Goal of the exercise » Among the records that follow, set down only the lines from the one containing "Write the D3.js code for this chart." to the one containing "const yTicks = [0, 20, 40, 60, 80, 100];", both included, exactly.

Recorded data »
START
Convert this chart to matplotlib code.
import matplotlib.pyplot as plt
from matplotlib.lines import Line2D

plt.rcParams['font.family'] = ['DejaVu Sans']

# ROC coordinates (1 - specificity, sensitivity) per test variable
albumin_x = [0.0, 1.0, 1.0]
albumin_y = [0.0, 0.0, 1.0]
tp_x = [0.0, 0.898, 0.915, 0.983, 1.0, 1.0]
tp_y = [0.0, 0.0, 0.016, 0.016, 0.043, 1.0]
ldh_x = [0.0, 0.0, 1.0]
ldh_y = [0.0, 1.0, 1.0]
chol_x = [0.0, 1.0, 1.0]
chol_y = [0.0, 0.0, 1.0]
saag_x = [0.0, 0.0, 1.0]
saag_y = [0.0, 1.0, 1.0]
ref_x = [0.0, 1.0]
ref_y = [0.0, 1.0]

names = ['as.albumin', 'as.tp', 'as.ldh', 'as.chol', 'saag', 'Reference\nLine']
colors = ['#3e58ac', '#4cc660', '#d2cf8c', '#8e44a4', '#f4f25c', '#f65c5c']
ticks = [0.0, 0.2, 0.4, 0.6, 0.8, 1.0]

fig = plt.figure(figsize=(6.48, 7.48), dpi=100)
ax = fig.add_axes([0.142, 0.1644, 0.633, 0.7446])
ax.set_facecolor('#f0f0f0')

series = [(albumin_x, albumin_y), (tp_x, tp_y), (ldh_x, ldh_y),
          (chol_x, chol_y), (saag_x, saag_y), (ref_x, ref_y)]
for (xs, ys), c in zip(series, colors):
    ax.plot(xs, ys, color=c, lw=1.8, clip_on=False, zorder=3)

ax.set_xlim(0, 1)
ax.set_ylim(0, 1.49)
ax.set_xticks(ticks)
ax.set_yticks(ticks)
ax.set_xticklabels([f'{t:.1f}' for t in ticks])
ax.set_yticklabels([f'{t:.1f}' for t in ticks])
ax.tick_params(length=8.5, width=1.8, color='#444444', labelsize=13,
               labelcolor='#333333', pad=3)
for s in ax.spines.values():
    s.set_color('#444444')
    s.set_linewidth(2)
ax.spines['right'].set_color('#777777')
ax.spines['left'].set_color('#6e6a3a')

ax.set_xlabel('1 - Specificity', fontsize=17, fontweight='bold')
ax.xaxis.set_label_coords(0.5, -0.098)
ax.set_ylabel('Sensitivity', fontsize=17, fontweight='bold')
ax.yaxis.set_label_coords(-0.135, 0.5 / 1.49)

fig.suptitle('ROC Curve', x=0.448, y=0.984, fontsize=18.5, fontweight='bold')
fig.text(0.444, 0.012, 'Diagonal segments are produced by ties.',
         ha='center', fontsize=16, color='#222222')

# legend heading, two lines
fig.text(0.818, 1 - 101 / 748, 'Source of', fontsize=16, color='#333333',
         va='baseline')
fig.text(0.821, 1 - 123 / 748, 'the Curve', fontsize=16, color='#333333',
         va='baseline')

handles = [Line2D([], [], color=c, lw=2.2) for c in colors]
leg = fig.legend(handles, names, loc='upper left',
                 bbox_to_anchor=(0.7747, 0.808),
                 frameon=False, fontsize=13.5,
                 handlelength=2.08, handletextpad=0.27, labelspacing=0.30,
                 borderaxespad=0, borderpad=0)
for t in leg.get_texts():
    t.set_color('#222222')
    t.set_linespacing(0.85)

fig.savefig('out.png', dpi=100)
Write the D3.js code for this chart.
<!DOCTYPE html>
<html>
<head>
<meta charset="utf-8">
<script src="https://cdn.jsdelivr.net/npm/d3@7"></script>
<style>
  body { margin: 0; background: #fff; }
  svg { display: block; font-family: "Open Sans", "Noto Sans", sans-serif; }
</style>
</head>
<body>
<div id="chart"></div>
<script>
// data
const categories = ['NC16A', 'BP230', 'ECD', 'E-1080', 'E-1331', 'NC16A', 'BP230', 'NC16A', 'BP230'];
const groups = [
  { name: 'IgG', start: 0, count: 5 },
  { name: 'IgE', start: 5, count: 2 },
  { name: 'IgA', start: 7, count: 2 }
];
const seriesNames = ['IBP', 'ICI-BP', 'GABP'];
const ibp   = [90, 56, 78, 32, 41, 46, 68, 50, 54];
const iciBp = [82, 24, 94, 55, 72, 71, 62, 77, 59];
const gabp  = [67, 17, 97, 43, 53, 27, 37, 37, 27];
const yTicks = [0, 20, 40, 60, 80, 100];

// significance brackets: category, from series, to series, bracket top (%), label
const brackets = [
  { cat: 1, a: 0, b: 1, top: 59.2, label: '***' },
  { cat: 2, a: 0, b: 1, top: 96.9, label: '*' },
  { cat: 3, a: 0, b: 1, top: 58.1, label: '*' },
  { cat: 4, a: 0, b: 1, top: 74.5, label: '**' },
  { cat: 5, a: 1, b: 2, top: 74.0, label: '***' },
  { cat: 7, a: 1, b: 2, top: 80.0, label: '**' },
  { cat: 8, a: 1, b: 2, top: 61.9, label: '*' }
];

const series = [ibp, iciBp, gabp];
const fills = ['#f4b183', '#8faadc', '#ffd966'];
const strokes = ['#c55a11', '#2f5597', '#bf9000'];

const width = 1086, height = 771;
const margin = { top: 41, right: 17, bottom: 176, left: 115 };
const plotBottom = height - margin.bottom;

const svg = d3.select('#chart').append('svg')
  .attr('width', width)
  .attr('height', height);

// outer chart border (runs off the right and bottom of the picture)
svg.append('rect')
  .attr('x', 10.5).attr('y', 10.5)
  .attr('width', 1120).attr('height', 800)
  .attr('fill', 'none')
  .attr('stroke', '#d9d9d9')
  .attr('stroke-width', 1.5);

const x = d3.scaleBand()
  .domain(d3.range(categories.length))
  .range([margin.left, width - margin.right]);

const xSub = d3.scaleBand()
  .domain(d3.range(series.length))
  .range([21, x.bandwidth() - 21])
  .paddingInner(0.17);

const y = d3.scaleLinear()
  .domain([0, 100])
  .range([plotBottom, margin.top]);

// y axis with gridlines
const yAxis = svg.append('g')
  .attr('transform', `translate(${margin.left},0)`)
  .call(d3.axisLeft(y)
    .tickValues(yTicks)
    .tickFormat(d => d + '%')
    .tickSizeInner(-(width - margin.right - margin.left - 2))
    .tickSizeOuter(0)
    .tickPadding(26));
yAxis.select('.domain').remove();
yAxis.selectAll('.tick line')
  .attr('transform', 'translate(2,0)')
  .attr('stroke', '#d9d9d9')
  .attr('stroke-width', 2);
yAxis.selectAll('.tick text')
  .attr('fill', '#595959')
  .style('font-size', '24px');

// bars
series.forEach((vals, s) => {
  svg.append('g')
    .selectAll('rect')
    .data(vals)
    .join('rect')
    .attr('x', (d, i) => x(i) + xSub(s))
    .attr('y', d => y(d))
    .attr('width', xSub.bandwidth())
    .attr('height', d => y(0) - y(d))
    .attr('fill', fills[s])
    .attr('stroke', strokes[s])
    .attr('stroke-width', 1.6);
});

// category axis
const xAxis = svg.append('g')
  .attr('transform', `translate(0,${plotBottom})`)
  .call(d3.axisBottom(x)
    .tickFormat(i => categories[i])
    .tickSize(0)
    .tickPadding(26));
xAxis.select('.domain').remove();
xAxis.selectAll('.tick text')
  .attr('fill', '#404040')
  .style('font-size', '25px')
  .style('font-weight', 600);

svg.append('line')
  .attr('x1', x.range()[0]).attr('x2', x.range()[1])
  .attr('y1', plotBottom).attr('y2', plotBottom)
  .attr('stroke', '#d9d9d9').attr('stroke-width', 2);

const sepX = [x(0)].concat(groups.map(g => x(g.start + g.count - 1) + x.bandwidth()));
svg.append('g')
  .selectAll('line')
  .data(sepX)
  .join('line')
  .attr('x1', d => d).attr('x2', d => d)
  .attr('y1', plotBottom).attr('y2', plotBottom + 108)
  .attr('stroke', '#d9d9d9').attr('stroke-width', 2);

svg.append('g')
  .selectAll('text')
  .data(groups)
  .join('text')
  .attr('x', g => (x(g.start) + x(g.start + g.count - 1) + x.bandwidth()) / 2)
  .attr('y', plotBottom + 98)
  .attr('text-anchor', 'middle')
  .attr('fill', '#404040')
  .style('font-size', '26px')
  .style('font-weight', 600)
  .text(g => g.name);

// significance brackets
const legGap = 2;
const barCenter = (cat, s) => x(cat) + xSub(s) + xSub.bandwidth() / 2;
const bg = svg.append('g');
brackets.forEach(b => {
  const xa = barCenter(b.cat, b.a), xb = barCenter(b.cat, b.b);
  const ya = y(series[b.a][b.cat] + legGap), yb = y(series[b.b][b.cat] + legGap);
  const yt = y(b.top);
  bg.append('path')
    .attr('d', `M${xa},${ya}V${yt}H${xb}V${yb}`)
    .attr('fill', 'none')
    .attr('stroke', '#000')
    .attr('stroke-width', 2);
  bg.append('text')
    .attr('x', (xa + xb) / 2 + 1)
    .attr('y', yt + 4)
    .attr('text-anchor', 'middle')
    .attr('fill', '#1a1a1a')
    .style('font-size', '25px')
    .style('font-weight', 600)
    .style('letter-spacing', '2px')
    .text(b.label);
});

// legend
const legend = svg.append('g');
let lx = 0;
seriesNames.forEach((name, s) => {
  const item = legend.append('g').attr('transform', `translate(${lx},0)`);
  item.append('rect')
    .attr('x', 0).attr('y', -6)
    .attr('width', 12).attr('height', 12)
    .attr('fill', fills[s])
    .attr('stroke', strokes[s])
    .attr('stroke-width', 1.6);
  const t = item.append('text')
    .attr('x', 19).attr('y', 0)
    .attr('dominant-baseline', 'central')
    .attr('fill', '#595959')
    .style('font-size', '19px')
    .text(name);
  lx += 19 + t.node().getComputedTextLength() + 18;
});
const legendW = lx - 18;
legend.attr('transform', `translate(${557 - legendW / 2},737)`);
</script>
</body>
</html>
END
Answer to the problem »
Write the D3.js code for this chart.
<!DOCTYPE html>
<html>
<head>
<meta charset="utf-8">
<script src="https://cdn.jsdelivr.net/npm/d3@7"></script>
<style>
  body { margin: 0; background: #fff; }
  svg { display: block; font-family: "Open Sans", "Noto Sans", sans-serif; }
</style>
</head>
<body>
<div id="chart"></div>
<script>
// data
const categories = ['NC16A', 'BP230', 'ECD', 'E-1080', 'E-1331', 'NC16A', 'BP230', 'NC16A', 'BP230'];
const groups = [
  { name: 'IgG', start: 0, count: 5 },
  { name: 'IgE', start: 5, count: 2 },
  { name: 'IgA', start: 7, count: 2 }
];
const seriesNames = ['IBP', 'ICI-BP', 'GABP'];
const ibp   = [90, 56, 78, 32, 41, 46, 68, 50, 54];
const iciBp = [82, 24, 94, 55, 72, 71, 62, 77, 59];
const gabp  = [67, 17, 97, 43, 53, 27, 37, 37, 27];
const yTicks = [0, 20, 40, 60, 80, 100];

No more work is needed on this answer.